Perma growth fueled by expanding debt levels is not limited to the U.S. Total global credit market debt has grown at more than an 11% CAGR from $80 trillion to approximately $200 trillion. Over the same period of time, global real GDP has grown at approximately 4% CAGR.
Central bankers are pushing against debt deleveraging with new liquidity and quantitative easing programs. The investing world remains highly uncertain as current debt levels are simply unsustainable.
We envision three potential scenarios:
- Prolonged subpar growth weighed down by too much debt
- Massive debt restructuring and write downs
- Inflation caused by expanding central bank balance sheets
Our view is that most investors are "hoping" for scenario #1 of prolonged subpar growth.
We think that investors should prepare for further strains in Europe from restructuring and the potential for high inflation.
That said, we think the euro could be headed significantly lower over the next 12 months (potentially down to parity with the dollar).

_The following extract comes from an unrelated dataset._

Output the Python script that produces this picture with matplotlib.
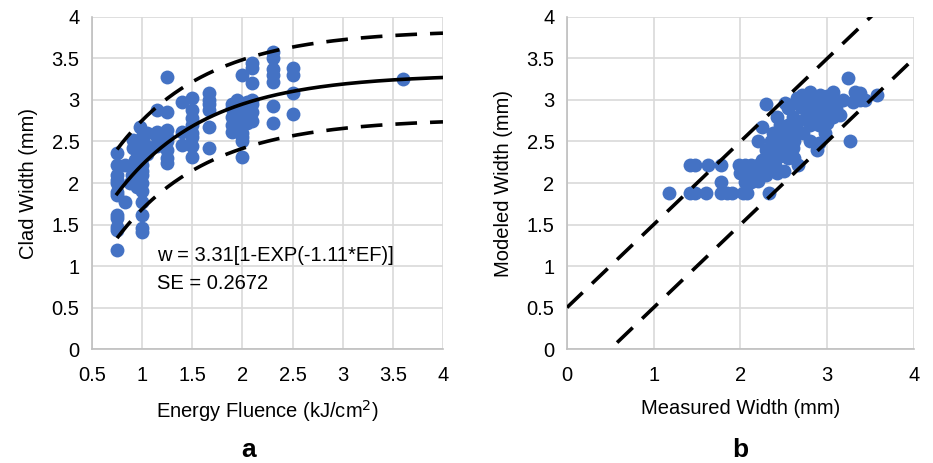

As shown in the chart below, the euro is in a confirmed downtrend and we plan on staying short for the foreseeable future.
Investors that are looking to take a short position in the euro (without shorting actual spot currency) can either short the Currency Shares Euro Trust (FXE) or go long ProShares UltraShort Euro (EUO).
We also own gold and silver in physical and ETF forms (GLD and SLV). We follow a policy of not timing the market, but slowly accumulating these metals, as they are our insurance policy against inflation. Investors interested in vehicles that retain physical metal should look into Sprott Asset Management’s Sprott Physical Gold Trust (PHYS) and Sprott Physical Silver Trust (PSLV).